Written exercise: Only the lines from the start up to and including the line containing "import numpy as np" should be repeated, word for word.

#####

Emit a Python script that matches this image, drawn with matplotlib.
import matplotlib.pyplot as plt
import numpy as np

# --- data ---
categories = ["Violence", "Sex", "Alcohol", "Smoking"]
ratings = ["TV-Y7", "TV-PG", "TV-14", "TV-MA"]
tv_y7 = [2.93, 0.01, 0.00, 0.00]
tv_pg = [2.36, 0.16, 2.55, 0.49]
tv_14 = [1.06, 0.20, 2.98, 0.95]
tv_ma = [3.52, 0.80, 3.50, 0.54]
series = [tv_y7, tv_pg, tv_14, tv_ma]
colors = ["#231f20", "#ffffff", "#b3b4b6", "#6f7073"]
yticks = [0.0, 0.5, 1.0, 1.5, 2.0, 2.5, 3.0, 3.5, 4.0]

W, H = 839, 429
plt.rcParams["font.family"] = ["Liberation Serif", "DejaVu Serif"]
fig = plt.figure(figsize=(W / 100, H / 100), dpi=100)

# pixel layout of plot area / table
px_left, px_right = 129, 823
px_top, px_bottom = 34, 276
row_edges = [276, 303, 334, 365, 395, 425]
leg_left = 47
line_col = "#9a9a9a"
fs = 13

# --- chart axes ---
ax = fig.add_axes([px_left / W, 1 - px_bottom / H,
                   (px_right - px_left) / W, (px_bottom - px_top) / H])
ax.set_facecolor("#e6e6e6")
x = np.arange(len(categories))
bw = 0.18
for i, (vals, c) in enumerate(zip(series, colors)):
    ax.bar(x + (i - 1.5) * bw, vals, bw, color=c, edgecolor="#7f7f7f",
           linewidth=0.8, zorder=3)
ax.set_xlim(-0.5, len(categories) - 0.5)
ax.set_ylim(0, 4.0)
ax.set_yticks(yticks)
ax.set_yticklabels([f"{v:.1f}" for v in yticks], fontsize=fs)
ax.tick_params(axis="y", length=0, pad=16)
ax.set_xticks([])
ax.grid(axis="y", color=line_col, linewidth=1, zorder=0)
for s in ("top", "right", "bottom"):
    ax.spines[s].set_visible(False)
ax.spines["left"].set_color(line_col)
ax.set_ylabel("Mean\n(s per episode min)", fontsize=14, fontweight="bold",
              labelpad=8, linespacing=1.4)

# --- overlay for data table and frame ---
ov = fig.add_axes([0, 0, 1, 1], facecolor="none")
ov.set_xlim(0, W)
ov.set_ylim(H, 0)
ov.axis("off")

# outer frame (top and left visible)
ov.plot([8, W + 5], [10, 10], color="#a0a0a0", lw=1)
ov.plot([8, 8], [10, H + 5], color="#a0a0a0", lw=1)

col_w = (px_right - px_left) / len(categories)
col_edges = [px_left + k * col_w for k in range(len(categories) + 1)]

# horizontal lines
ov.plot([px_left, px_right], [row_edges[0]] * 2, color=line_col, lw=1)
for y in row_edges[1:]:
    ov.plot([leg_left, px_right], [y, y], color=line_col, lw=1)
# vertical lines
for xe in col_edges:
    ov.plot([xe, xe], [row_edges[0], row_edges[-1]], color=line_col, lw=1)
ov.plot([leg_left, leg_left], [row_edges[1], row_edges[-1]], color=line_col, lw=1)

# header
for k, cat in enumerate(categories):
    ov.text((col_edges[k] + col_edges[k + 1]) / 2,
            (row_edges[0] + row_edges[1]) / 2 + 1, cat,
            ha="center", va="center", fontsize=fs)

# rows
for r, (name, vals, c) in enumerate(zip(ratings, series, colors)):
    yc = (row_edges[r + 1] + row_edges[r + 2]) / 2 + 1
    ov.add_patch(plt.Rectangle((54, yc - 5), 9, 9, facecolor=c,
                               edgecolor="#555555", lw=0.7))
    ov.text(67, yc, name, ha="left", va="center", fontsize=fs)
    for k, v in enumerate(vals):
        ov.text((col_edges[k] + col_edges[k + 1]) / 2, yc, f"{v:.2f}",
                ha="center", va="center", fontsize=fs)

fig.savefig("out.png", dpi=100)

#####

Output for this exercise:
Emit a Python script that matches this image, drawn with matplotlib.
import matplotlib.pyplot as plt
import numpy as np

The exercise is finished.